The four-and-a-half-minute–track opens with bug-like sounds that give way to chilly, sighing atmospherics. “The killer road is waiting for you,” Smith speaks, “like a finger, pointing in the night … Who’s to blame?” She whispers, “I have come to die with you,” as new sound effects and field recordings crescendo around her.
The Smiths and the Soundwalk Collective first performed the work as part of the Crossing the Line festival at the French Institute Alliance Française in 2014. Nine tracks appear on the Killer Road LP, each containing Nico’s poetry.
Nico once recalled apprehension when thinking about her first impressions of Smith. “The first time I ever saw Patti was at Andy’s,” she said, according to Dancing Barefoot: The Patti Smith Story. “She was skinny, like a rat, but she was from New Jersey and so was Lou [Reed], so that was all right. She didn’t speak much; she just stood and watched the people. I don’t know if I even knew her name.” (Note: Reed was born in Brooklyn and raised in Long Island.)
She’d later go on to praise Smith: “She was a female Leonard Cohen when she moved from writing to singing, and I liked her because she was thin and strong.”
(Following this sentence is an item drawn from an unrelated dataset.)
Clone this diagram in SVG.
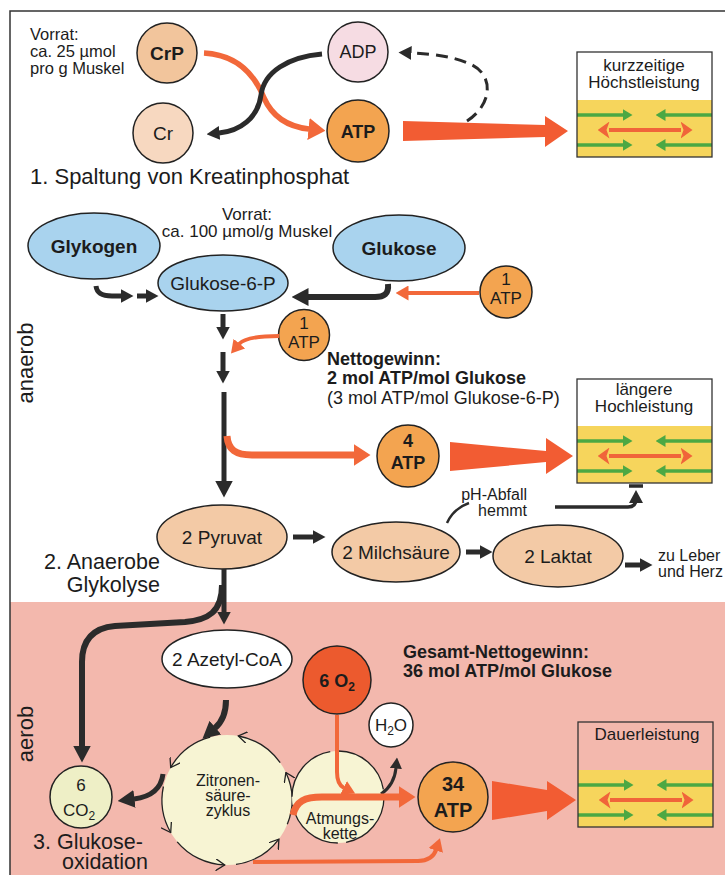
<svg xmlns="http://www.w3.org/2000/svg" width="725" height="875" viewBox="0 0 725 875">
<style>
text{font-family:"Liberation Sans",Arial,sans-serif;fill:#1c1c1c}
.m{text-anchor:middle}
.e{text-anchor:end}
.b{font-weight:bold}
.nd{stroke:#222;stroke-width:1.5}
.dk{fill:none;stroke:#2b2b2b;stroke-linecap:butt}
.or{fill:none;stroke:#f2683a}
.big{fill:#f25c33}
.cyc{fill:none;stroke:#222;stroke-width:1.3}
</style>
<defs>
<marker id="hB" markerUnits="userSpaceOnUse" markerWidth="17" markerHeight="18" viewBox="0 0 17 18" refX="0.5" refY="9" orient="auto"><path d="M0,0 L17,9 L0,18 z" fill="#2b2b2b"/></marker>
<marker id="hBs" markerUnits="userSpaceOnUse" markerWidth="13" markerHeight="14" viewBox="0 0 13 14" refX="0.5" refY="7" orient="auto"><path d="M0,0 L13,7 L0,14 z" fill="#2b2b2b"/></marker>
<marker id="hBx" markerUnits="userSpaceOnUse" markerWidth="11" markerHeight="12" viewBox="0 0 11 12" refX="0.5" refY="6" orient="auto"><path d="M0,0 L11,6 L0,12 z" fill="#2b2b2b"/></marker>
<marker id="hO" markerUnits="userSpaceOnUse" markerWidth="17" markerHeight="22" viewBox="0 0 17 22" refX="0.5" refY="11" orient="auto"><path d="M0,0 L17,11 L0,22 z" fill="#f2683a"/></marker>
<marker id="hOs" markerUnits="userSpaceOnUse" markerWidth="13" markerHeight="15" viewBox="0 0 13 15" refX="0.5" refY="7.5" orient="auto"><path d="M0,0 L13,7.5 L0,15 z" fill="#f2683a"/></marker>
<marker id="hG" markerUnits="userSpaceOnUse" markerWidth="10" markerHeight="12" viewBox="0 0 10 12" refX="0.5" refY="6" orient="auto"><path d="M0,0 L10,6 L0,12 z" fill="#4ca843"/></marker>
<marker id="hR" markerUnits="userSpaceOnUse" markerWidth="12" markerHeight="17" viewBox="0 0 12 17" refX="0.5" refY="8.5" orient="auto-start-reverse"><path d="M0,0 L12,8.5 L0,17 L3,8.5 z" fill="#f0643a"/></marker>
<marker id="chev" markerUnits="userSpaceOnUse" markerWidth="10" markerHeight="12" viewBox="0 0 10 12" refX="9" refY="6" orient="auto"><path d="M0,0 L9,6 L0,12" fill="none" stroke="#222" stroke-width="1.3"/></marker>
<g id="band">
<rect x="0" y="0" width="135" height="57" fill="#f6d55c"/>
<g stroke="#4ca843" stroke-width="3.5" fill="none">
<path d="M0,15 L46,15" marker-end="url(#hG)"/>
<path d="M135,15 L88,15" marker-end="url(#hG)"/>
<path d="M0,45 L46,45" marker-end="url(#hG)"/>
<path d="M135,45 L88,45" marker-end="url(#hG)"/>
</g>
<path d="M32,30 L104,30" stroke="#f0643a" stroke-width="4" fill="none" marker-start="url(#hR)" marker-end="url(#hR)"/>
</g>
</defs>

<rect x="0" y="0" width="725" height="875" fill="#ffffff"/>
<rect x="10" y="602" width="715" height="273" fill="#f3b8ad"/>
<path d="M10,875 L10,11 L725,11" fill="none" stroke="#333" stroke-width="1.5"/>

<!-- labels -->
<g id="labels">
<text x="30" y="40" font-size="16.5">Vorrat:</text>
<text x="30" y="57" font-size="16.5">ca. 25 µmol</text>
<text x="30" y="74" font-size="16.5">pro g Muskel</text>
<text x="30" y="184" font-size="22">1. Spaltung von Kreatinphosphat</text>
<text x="247" y="220" font-size="17" class="m">Vorrat:</text>
<text x="247" y="237" font-size="17" class="m">ca. 100 µmol/g Muskel</text>
<text x="327" y="365" font-size="18" class="b">Nettogewinn:</text>
<text x="327" y="384" font-size="18" class="b">2 mol ATP/mol Glukose</text>
<text x="327" y="404" font-size="18">(3 mol ATP/mol Glukose-6-P)</text>
<text transform="translate(33,363) rotate(-90)" font-size="22" class="m">anaerob</text>
<text x="527" y="500" font-size="16" class="e">pH-Abfall</text>
<text x="527" y="516" font-size="16" class="e">hemmt</text>
<text x="658" y="561" font-size="16">zu Leber</text>
<text x="658" y="577" font-size="16">und Herz</text>
<text x="160" y="569" font-size="21.5" class="e">2. Anaerobe</text>
<text x="160" y="592" font-size="21.5" class="e">Glykolyse</text>
<text x="403" y="658" font-size="18" class="b">Gesamt-Nettogewinn:</text>
<text x="403" y="677" font-size="18" class="b">36 mol ATP/mol Glukose</text>
<text transform="translate(33,734) rotate(-90)" font-size="22" class="m">aerob</text>
<text x="33" y="849" font-size="21.5">3. Glukose-</text>
<text x="148" y="869" font-size="21.5" class="e">oxidation</text>
</g>

<!-- nodes -->
<g id="CrP"><circle cx="167" cy="53" r="30" fill="#f2c59c" class="nd"/><text x="167" y="60" font-size="19" class="m b">CrP</text></g>
<g id="Cr"><circle cx="163" cy="133" r="30" fill="#f7d8c0" class="nd"/><text x="163" y="140" font-size="19" class="m">Cr</text></g>
<g id="ADP"><circle cx="358" cy="52" r="30" fill="#f6dce3" class="nd"/><text x="358" y="58" font-size="18" class="m">ADP</text></g>
<g id="ATP"><circle cx="358" cy="131" r="31" fill="#f3a450" class="nd"/><text x="358" y="138" font-size="18" class="m b">ATP</text></g>
<g id="box1"><use href="#band" x="577" y="100"/><rect x="577" y="52" width="135" height="105" fill="none" stroke="#333" stroke-width="1.3"/><text x="644" y="71" font-size="17" class="m">kurzzeitige</text><text x="644" y="88" font-size="17" class="m">Höchstleistung</text></g>

<g id="Glykogen"><ellipse cx="94" cy="246" rx="66" ry="33" fill="#a9d3ee" class="nd"/><text x="94" y="253" font-size="19" class="m b">Glykogen</text></g>
<g id="G6P"><ellipse cx="223" cy="283" rx="65" ry="28" fill="#a9d3ee" class="nd"/><text x="223" y="290" font-size="19" class="m">Glukose-6-P</text></g>
<g id="Glukose"><ellipse cx="399" cy="248" rx="66" ry="33" fill="#a9d3ee" class="nd"/><text x="399" y="255" font-size="19" class="m b">Glukose</text></g>
<g id="ATP1a"><circle cx="506" cy="292" r="26" fill="#f3a450" class="nd"/><text x="506" y="285" font-size="17" class="m">1</text><text x="506" y="304" font-size="17" class="m">ATP</text></g>
<g id="ATP1b"><circle cx="304" cy="335" r="25.5" fill="#f3a450" class="nd"/><text x="304" y="329" font-size="17" class="m">1</text><text x="304" y="348" font-size="17" class="m">ATP</text></g>
<g id="ATP4"><circle cx="408" cy="456" r="31" fill="#f3a450" class="nd"/><text x="408" y="447" font-size="18" class="m b">4</text><text x="408" y="469" font-size="18" class="m b">ATP</text></g>
<g id="box2"><use href="#band" x="577" y="426"/><rect x="577" y="379" width="135" height="104" fill="none" stroke="#333" stroke-width="1.3"/><text x="644" y="395" font-size="17" class="m">längere</text><text x="644" y="412" font-size="17" class="m">Hochleistung</text></g>
<g id="Pyruvat"><ellipse cx="222" cy="537" rx="65" ry="32" fill="#f3caa6" class="nd"/><text x="222" y="544" font-size="19" class="m">2 Pyruvat</text></g>
<g id="Milchsaeure"><ellipse cx="396" cy="552" rx="64" ry="30" fill="#f3caa6" class="nd"/><text x="396" y="559" font-size="19" class="m">2 Milchsäure</text></g>
<g id="Laktat"><ellipse cx="558" cy="556" rx="65" ry="31" fill="#f3caa6" class="nd"/><text x="558" y="563" font-size="19" class="m">2 Laktat</text></g>

<g id="Azetyl"><ellipse cx="227" cy="659" rx="65" ry="29" fill="#ffffff" class="nd"/><text x="227" y="666" font-size="19" class="m">2 Azetyl-CoA</text></g>
<g id="O2"><circle cx="337" cy="680" r="34" fill="#ec5a2e" class="nd"/><text x="337" y="687" font-size="18" class="m b">6 O<tspan font-size="12" dy="4">2</tspan></text></g>
<g id="H2O"><circle cx="391" cy="725" r="22" fill="#ffffff" class="nd"/><text x="391" y="731" font-size="17" class="m">H<tspan font-size="12" dy="4">2</tspan><tspan dy="-4">O</tspan></text></g>
<g id="Zitronen">
<circle cx="227" cy="800" r="65" fill="#f7f4d3"/>
<g class="cyc">
<path d="M280.2,762.7 A65,65 0 0 0 238.3,736" marker-end="url(#chev)"/>
<path d="M210.2,737.2 A65,65 0 0 0 170.7,767.5" marker-end="url(#chev)"/>
<path d="M163.4,786.5 A65,65 0 0 0 170.7,832.5" marker-end="url(#chev)"/>
<path d="M177.2,841.8 A65,65 0 0 0 224.7,865" marker-end="url(#chev)"/>
<path d="M236,864.4 A65,65 0 0 0 278.9,839.1" marker-end="url(#chev)"/>
<path d="M287.3,824.3 A65,65 0 0 0 285.9,772.5" marker-end="url(#chev)"/>
</g>
<text x="228" y="786" font-size="16" class="m">Zitronen-</text>
<text x="228" y="801" font-size="16" class="m">säure-</text>
<text x="228" y="816" font-size="16" class="m">zyklus</text>
</g>
<g id="Atmungskette"><circle cx="338" cy="797" r="46" fill="#f7f4d3" stroke="#222" stroke-width="1.3" stroke-dasharray="64 8.3"/><text x="340" y="824" font-size="16" class="m">Atmungs-</text><text x="340" y="839" font-size="16" class="m">kette</text></g>
<g id="ATP34"><circle cx="453" cy="797" r="35" fill="#f3a450" class="nd"/><text x="453" y="791" font-size="20" class="m b">34</text><text x="453" y="817" font-size="20" class="m b">ATP</text></g>
<g id="CO2"><circle cx="81" cy="797" r="31" fill="#eeefc6" class="nd"/><text x="81" y="791" font-size="17" class="m">6</text><text x="79" y="816" font-size="17" class="m">CO<tspan font-size="12" dy="4">2</tspan></text></g>
<g id="box3"><use href="#band" x="578" y="770"/><rect x="578" y="722" width="135" height="105" fill="none" stroke="#333" stroke-width="1.3"/><text x="647" y="740" font-size="17" class="m">Dauerleistung</text></g>

<!-- connectors -->
<g id="connectors">
<path class="or" stroke-width="5.5" d="M204,53 C240,55 256,78 264,98 C273,118 290,127 309,129" marker-end="url(#hO)"/>
<path class="dk" stroke-width="5" d="M322,54 C288,57 264,72 261,95 C258,118 240,131 219,133" marker-end="url(#hBs)"/>
<path class="dk" stroke-width="3" stroke-dasharray="12 7" d="M467,121 C492,105 495,75 470,64 C455,57 435,54 411,53" marker-end="url(#hBs)"/>
<polygon class="big" points="403,121 545,125 545,116 568,131 545,147 545,137 403,141"/>

<path class="dk" stroke-width="5" d="M96,286 C97,294 103,296 112,296 L121,296" marker-end="url(#hBs)"/>
<path class="dk" stroke-width="5" d="M137,296 L146,296" marker-end="url(#hBs)"/>
<path class="dk" stroke-width="6" d="M388,284 C389,294 384,297 375,297 L308,297" marker-end="url(#hB)"/>
<path class="or" stroke-width="4" d="M479,293 L408,293" marker-end="url(#hOs)"/>
<path class="dk" stroke-width="5" d="M223,314 L223,327" marker-end="url(#hBs)"/>
<path class="or" stroke-width="4" d="M279,336 C258,336 244,338 239,344" marker-end="url(#hOs)"/>
<path class="dk" stroke-width="5" d="M223,352 L223,371" marker-end="url(#hBs)"/>
<path class="dk" stroke-width="5" d="M224,392 L224,481" marker-end="url(#hB)"/>
<path class="or" stroke-width="7" d="M227,436 C228,450 236,455 252,455 L354,455" marker-end="url(#hO)"/>
<polygon class="big" points="450,442 546,451 546,438 573,456 546,474 546,462 450,471"/>
<path class="dk" stroke-width="5" d="M293,537 L313,537" marker-end="url(#hBs)"/>
<path class="dk" stroke-width="5" d="M466,552 L480,552" marker-end="url(#hBs)"/>
<path class="dk" stroke-width="5" d="M625,565 L640,565" marker-end="url(#hBs)"/>
<path class="dk" stroke-width="2.5" d="M469,503 C458,507 451,514 447,523"/>
<path class="dk" stroke-width="3.5" d="M555,507 L628,507 C634,507 636,504 636,499"/>
<polygon points="629,503 643,503 636,490" fill="#2b2b2b"/>
<path class="dk" stroke-width="3.5" d="M629,486 L643,486"/>

<path class="dk" stroke-width="5" d="M224,569 L224,612" marker-end="url(#hBs)"/>
<path class="dk" stroke-width="6" d="M222,585 C222,612 208,620 185,622 L115,626 C93,628 82,640 82,662 L82,746" marker-end="url(#hB)"/>
<path class="dk" stroke-width="6" d="M226,700 C226,714 222,722 215,728" marker-end="url(#hB)"/>
<path class="dk" stroke-width="5" d="M163,774 C161,790 150,797 134,799" marker-end="url(#hB)"/>
<path class="dk" stroke-width="3" d="M381,794 C390,788 395,778 396,768" marker-end="url(#hBx)"/>
<path class="or" stroke-width="4" d="M337,715 L337,772 C337,781 340,786 344,788" marker-end="url(#hOs)"/>
<path class="or" stroke-width="7" d="M293,815 C296,801 305,797 322,797 L399,797" marker-end="url(#hO)"/>
<path class="or" stroke-width="4" d="M253,862 L418,861 C428,861 434,856 436,850" marker-end="url(#hOs)"/>
<polygon class="big" points="492,781 547,790 547,781 576,800 547,820 547,811 492,820"/>
</g>
</svg>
Smith later played an important role in Nico’s life, buying back the singer’s harmonium at “an obscure shop” in Paris, as Nico put it, after it had gone missing. “I was so happy and ashamed,” Nico recalled. “I said, ‘I’ll give you back the money when I get it,’ but she insisted the organ was a present … I cried.” Nico would play the harmonium again on her final album, 1985’s Camera Obscura.